Although the University has established itself as a leader in cutting edge research and technology, there is still one basic technology it doesn’t deliver: complete wireless Internet capabilities. Knowing this, it is bewildering to learn that University officials have recently chosen to develop a new security system for its wireless network without prioritizing basic, campus-wide Internet access. While it is certainly important that the University keep its online community safe, the University must also accelerate its efforts to establish a universal wireless network so that all of its students and faculty are able to connect at any place on campus.

As it stands, the existing wireless network is outdated and lacking in security. With old UM Wireless, users’ data was not necessarily secure unless they were using a secure application to protect data or were consciously visiting only secure websites. To tighten security, Information Technology Central Services is now providing wireless coverage with the new MWireless network. After downloading and installing MWireless software, wireless users will be linked to the University’s safest wireless network. MWireless uses a new, more sophisticated encryption system to protect users’ data.

And while ITCS is rightly fulfilling a responsibility to improve Internet security, it should simultaneously focus on increasing the reach of campus wireless Internet. Universities nationwide are enabling wireless access that span across entire campuses. The University of Minnesota, University of California at San Diego and even the much older Dartmouth University are among the colleges that have managed to provide full coverage of their campuses both indoors and outdoors. Even Ann Arbor’s friendly neighbor, Ypsilanti, has started a massive effort to blanket the region with broadband access. Yet, here in Ann Arbor, students are still struggling to get a signal.

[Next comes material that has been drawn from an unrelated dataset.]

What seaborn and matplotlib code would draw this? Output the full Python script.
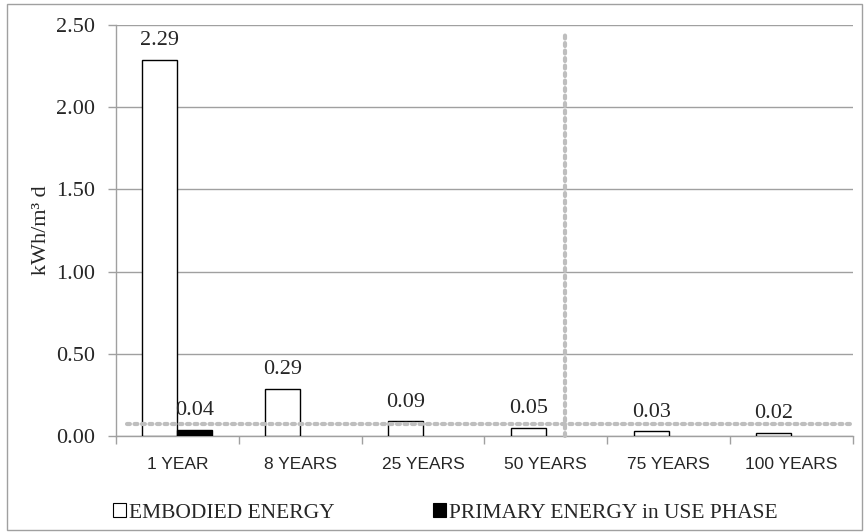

Baits Residence Hall residents, who have no wireless connection, have felt the absence. Even students living in Central Campus residence halls like West Quad and East Quad can’t get wireless unless they are in a designated wireless lounge. It’s even more annoying that getting a strong wireless signal in buildings that are supposed to have wireless, like the Dennison Building or the stacks of the Hatcher Graduate Library, is sometimes nothing more than a fantasy. In a world where Internet access is becoming increasingly important in education, it’s unacceptable that so many students don’t have access unless they’re plugged into the wall. And, in classrooms where wireless access is unreliable or nonexistent, students don’t even have that option.

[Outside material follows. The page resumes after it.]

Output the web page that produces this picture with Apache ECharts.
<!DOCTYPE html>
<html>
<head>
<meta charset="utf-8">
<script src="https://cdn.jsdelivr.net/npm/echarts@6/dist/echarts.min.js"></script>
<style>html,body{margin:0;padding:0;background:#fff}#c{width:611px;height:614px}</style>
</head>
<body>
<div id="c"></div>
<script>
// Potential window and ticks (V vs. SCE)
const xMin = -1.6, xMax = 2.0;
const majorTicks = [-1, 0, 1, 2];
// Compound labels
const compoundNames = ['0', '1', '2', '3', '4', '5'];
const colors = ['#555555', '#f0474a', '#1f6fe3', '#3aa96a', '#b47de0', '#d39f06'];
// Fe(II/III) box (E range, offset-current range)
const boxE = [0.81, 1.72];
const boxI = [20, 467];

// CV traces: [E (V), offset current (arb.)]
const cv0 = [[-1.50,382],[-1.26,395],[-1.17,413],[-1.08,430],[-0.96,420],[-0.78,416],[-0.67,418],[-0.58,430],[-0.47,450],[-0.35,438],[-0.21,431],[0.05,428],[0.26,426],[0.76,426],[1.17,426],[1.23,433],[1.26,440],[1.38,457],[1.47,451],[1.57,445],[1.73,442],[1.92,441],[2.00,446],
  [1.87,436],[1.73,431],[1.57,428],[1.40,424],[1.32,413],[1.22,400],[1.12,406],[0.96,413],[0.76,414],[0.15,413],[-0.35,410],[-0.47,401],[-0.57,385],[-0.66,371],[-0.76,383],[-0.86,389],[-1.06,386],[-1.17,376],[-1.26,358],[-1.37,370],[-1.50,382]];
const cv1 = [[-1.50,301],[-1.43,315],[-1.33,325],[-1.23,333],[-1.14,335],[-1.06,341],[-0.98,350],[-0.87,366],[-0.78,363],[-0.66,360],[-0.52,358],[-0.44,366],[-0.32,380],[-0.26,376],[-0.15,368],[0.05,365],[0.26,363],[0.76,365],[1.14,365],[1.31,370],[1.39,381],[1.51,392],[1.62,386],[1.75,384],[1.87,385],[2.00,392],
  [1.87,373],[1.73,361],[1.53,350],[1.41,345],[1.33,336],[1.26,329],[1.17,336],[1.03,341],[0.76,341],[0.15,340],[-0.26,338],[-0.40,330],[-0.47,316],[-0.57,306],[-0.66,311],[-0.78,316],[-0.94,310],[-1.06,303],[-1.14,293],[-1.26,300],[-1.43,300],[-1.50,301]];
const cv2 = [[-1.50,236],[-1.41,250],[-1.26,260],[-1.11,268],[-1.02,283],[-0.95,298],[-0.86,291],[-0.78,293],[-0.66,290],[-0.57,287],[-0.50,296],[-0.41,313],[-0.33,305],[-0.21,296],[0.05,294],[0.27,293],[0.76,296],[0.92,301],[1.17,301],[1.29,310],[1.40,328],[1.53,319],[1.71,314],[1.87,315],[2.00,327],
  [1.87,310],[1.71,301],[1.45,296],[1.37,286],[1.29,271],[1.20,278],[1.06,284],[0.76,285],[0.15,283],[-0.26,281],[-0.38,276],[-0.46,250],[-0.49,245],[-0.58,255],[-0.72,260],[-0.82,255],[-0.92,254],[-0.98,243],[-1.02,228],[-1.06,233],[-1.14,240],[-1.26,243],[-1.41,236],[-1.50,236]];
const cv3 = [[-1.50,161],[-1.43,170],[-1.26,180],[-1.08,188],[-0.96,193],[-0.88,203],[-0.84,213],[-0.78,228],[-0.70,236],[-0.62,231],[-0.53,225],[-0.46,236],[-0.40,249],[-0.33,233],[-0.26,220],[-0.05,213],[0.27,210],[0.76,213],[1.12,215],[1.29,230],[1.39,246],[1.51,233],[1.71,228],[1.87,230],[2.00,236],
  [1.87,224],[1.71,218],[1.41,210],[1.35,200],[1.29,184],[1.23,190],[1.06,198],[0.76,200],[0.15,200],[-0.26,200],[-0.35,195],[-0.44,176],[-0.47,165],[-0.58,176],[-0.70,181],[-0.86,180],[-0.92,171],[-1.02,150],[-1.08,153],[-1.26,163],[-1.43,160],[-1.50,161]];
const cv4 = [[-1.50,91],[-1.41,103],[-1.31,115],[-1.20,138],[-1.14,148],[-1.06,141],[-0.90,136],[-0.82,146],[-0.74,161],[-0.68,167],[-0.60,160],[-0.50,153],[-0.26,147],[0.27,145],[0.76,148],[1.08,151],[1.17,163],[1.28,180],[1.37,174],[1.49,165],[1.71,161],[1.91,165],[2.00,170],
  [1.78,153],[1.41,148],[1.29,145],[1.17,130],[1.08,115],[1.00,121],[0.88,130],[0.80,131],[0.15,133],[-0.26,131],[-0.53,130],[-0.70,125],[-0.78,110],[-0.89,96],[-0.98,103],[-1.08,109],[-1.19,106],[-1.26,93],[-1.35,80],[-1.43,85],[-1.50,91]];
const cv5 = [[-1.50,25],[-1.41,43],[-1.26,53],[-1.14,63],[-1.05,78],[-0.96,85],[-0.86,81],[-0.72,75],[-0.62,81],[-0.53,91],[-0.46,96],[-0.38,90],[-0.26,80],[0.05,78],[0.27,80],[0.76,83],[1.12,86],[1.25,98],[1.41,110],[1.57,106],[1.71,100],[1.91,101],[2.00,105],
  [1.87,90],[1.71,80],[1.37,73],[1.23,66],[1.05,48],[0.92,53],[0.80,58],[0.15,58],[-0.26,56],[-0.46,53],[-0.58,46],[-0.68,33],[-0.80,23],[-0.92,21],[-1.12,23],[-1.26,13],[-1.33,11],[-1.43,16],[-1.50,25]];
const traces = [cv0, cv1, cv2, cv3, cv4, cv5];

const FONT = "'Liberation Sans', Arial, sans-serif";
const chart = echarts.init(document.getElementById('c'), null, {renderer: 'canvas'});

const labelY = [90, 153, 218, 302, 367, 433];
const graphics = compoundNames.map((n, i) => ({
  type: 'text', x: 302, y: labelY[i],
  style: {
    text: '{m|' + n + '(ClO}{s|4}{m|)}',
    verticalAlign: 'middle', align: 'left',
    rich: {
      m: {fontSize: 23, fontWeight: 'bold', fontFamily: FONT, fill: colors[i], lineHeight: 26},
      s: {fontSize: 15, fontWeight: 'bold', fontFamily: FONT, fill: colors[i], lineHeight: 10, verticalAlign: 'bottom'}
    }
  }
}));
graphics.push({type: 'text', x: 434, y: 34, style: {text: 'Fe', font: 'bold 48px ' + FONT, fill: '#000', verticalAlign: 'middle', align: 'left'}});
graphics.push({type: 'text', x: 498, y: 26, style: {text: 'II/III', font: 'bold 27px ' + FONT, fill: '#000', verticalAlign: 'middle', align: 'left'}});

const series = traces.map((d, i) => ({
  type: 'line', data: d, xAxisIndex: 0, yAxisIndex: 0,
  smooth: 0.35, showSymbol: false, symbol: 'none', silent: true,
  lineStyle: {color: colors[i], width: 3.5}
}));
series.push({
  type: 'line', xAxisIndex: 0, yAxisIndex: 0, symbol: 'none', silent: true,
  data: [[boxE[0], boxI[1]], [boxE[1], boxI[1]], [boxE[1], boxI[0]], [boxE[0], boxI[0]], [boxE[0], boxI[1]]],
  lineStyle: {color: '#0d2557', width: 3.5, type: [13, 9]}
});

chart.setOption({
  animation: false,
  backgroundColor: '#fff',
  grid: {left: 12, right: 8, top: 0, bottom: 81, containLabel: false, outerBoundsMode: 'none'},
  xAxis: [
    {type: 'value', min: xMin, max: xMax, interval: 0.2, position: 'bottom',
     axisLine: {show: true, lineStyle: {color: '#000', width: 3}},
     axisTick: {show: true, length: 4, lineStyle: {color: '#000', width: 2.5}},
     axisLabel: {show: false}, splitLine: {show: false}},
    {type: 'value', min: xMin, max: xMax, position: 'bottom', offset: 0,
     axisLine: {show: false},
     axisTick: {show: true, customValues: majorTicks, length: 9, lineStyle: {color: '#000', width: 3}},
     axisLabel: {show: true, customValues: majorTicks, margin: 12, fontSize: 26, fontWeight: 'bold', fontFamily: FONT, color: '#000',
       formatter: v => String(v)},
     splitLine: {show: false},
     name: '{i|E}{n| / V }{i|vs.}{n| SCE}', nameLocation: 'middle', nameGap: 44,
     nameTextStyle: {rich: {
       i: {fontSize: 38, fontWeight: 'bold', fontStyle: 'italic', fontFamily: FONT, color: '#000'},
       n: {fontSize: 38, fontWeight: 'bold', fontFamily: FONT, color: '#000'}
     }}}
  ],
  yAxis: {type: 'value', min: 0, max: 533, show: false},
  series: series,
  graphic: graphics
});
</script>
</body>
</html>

The University argues it hasn’t updated access faster because it costs hundreds of thousands of dollars to equip even a single dorm hallway with wireless access. And, to be fair, wireless access has been added to many buildings that have undergone renovation. That makes sense, but the University’s other rationalization doesn’t. It argues that the popularity of wireless and 3G phones — which operate on their own networks — have caused the demand for wireless access to decrease. Currently, however, only about a quarter of University students have such a device. Besides, Internet access shouldn’t be limited to only economically advantaged students who can afford the fanciest gadgets.

Hopefully, one day campus will promise safe and widespread wireless access. But for now, the best bet for gaining instant wireless access in the comfort of an East Quad dorm room may be to fork over $200 for a Blackberry.